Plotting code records

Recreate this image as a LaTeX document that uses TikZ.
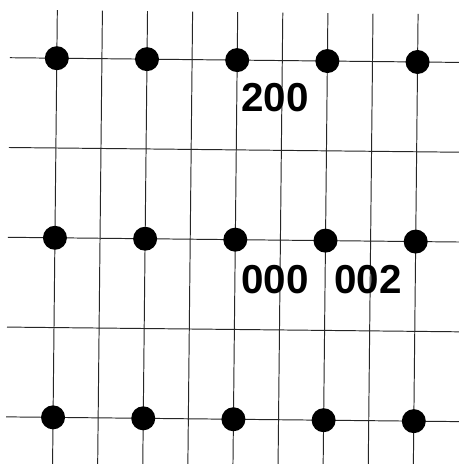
\documentclass[tikz,border=0pt]{standalone}
\usepackage{fontspec}
\setmainfont{Liberation Sans}
\usetikzlibrary{positioning,calc}

\begin{document}
\begin{tikzpicture}[x=0.02cm, y=-0.02cm,
  gline/.style={black!85, line width=0.55pt},
  latdot/.style={circle, fill=black, inner sep=0pt, minimum size=0.48cm},
  idx/.style={font=\fontsize{23}{23}\selectfont\bfseries, inner sep=0pt}]
\useasboundingbox[fill=white] (0,0) rectangle (458,464);
\begin{scope}[rotate around={-0.6:(229,232)}]
% grid lines
\foreach \i in {0,...,8}{\draw[gline] ({55+45.1*\i},12) -- ({55+45.1*\i},470);}
\foreach \j in {0,...,4}{\draw[gline] (8,{60+89.8*\j}) -- (465,{60+89.8*\j});}
% lattice points
\foreach \c in {0,...,4}{
  \foreach \r in {0,...,2}{
    \node[latdot] (p\c\r) at ({55+90.2*\c},{60+179.6*\r}) {};}}
\end{scope}
\node[idx] (l200) at (275,98) {200};
\node[idx] (l000) at (275,280) {000};
\node[idx] (l002) at (368,280) {002};
\end{tikzpicture}
\end{document}
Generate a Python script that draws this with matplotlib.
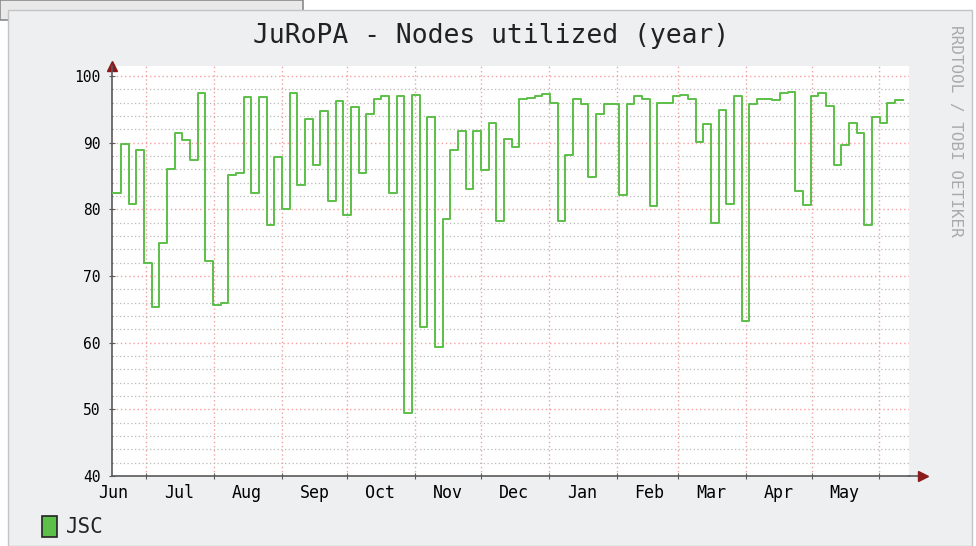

**Work to complete:**
Reproduce the entries above without change, omitting all pictures.

**Exercise result:**
Recreate this image as a LaTeX document that uses TikZ.
\documentclass[tikz,border=0pt]{standalone}
\usepackage{fontspec}
\setmainfont{Liberation Sans}
\usetikzlibrary{positioning,calc}

\begin{document}
\begin{tikzpicture}[x=0.02cm, y=-0.02cm,
  gline/.style={black!85, line width=0.55pt},
  latdot/.style={circle, fill=black, inner sep=0pt, minimum size=0.48cm},
  idx/.style={font=\fontsize{23}{23}\selectfont\bfseries, inner sep=0pt}]
\useasboundingbox[fill=white] (0,0) rectangle (458,464);
\begin{scope}[rotate around={-0.6:(229,232)}]
% grid lines
\foreach \i in {0,...,8}{\draw[gline] ({55+45.1*\i},12) -- ({55+45.1*\i},470);}
\foreach \j in {0,...,4}{\draw[gline] (8,{60+89.8*\j}) -- (465,{60+89.8*\j});}
% lattice points
\foreach \c in {0,...,4}{
  \foreach \r in {0,...,2}{
    \node[latdot] (p\c\r) at ({55+90.2*\c},{60+179.6*\r}) {};}}
\end{scope}
\node[idx] (l200) at (275,98) {200};
\node[idx] (l000) at (275,280) {000};
\node[idx] (l002) at (368,280) {002};
\end{tikzpicture}
\end{document}
Generate a Python script that draws this with matplotlib.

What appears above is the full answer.